Idaho Watersheds Project Becomes the Manager of 440 Acre Ranch With Over 50,000 Acres of Public Land Grazing Permits

10/27/00

Idaho Watersheds Project has recently signed a management agreement with the conservation buyer of a 440 acre ranch located on more than one mile of the East Fork of the Salmon River in Custer County, Idaho. IWP's management responsibilities extend to grazing permits on over 45,000 acres of Forest Service administered lands and over 8000 acres of BLM lands.

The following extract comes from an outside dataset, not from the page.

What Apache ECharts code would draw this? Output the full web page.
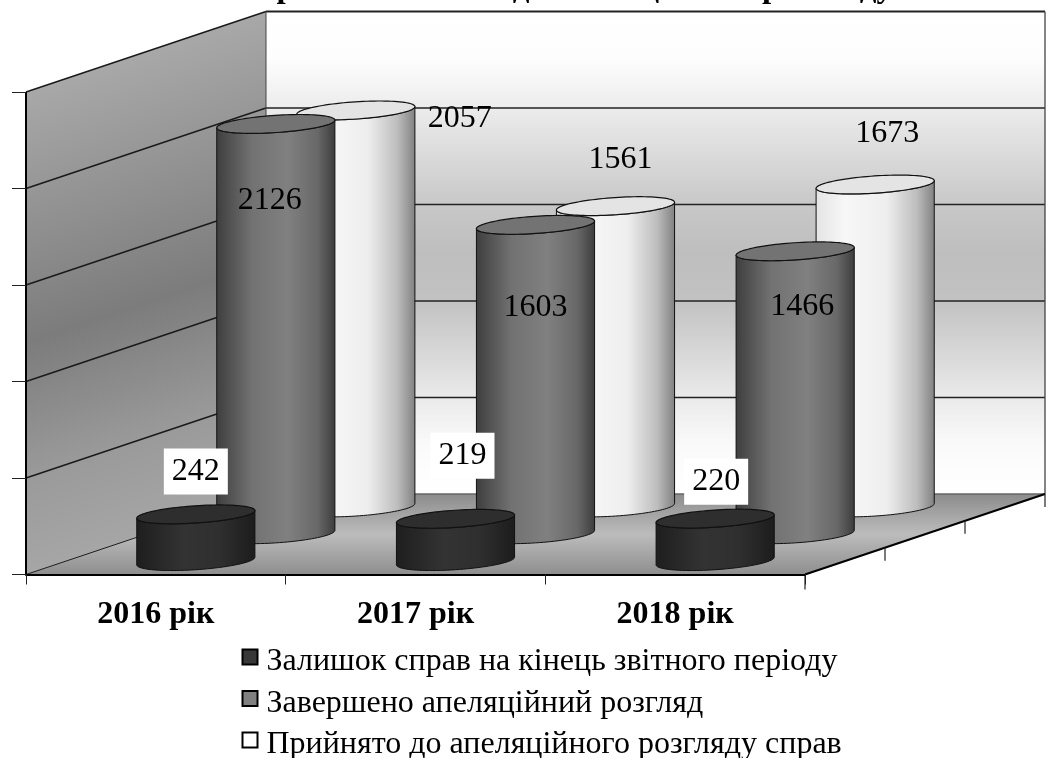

The long-term intention of the owner and IWP is to restore the damaged riparian and fisheries habitat on the river which has been degraded by over 100 years of livestock ranching and to provide recovery of the upland areas of the ranch in order to maximize wildlife habitat. The river provides spawning and rearing habitat for threatened chinook salmon and steelhead trout, and year-round habitat for similarly threatened bull trout. One spawning redd of chinook salmon was confirmed in the river on the ranch this year, The ranch bottomlands provide critical winter habitat for the remnant White Cloud Rocky Mountain Bighorn Sheep herd which has dwindled to perhaps 50 individuals. Other species for which the ranch can provide habitat include wolverine, wolves (5 wolves were shot by federal gunners this year within 5 miles of the ranch), river otter, golden and bald eagles, sage grouse, elk and mule deer.

The 40,000 acre Salmon River Breaks Forest Service grazing allotment which is being acquired as part of the sale of the ranch includes seven northern tributary creeks to the Salmon River extending from Thompson Creek on the east to Basin Creek near Stanley on the west. All of these tributary watersheds provide remnant habitat for bull trout, salmon, steelhead and westslope cutthroat trout as well as wolves, bear, wolverine, elk, deer, mountain goat, and perhaps fisher.

IWP looks forward to many years of developing a showplace on these private and federal lands for the values associated with clean water and healthy wildlife habitat.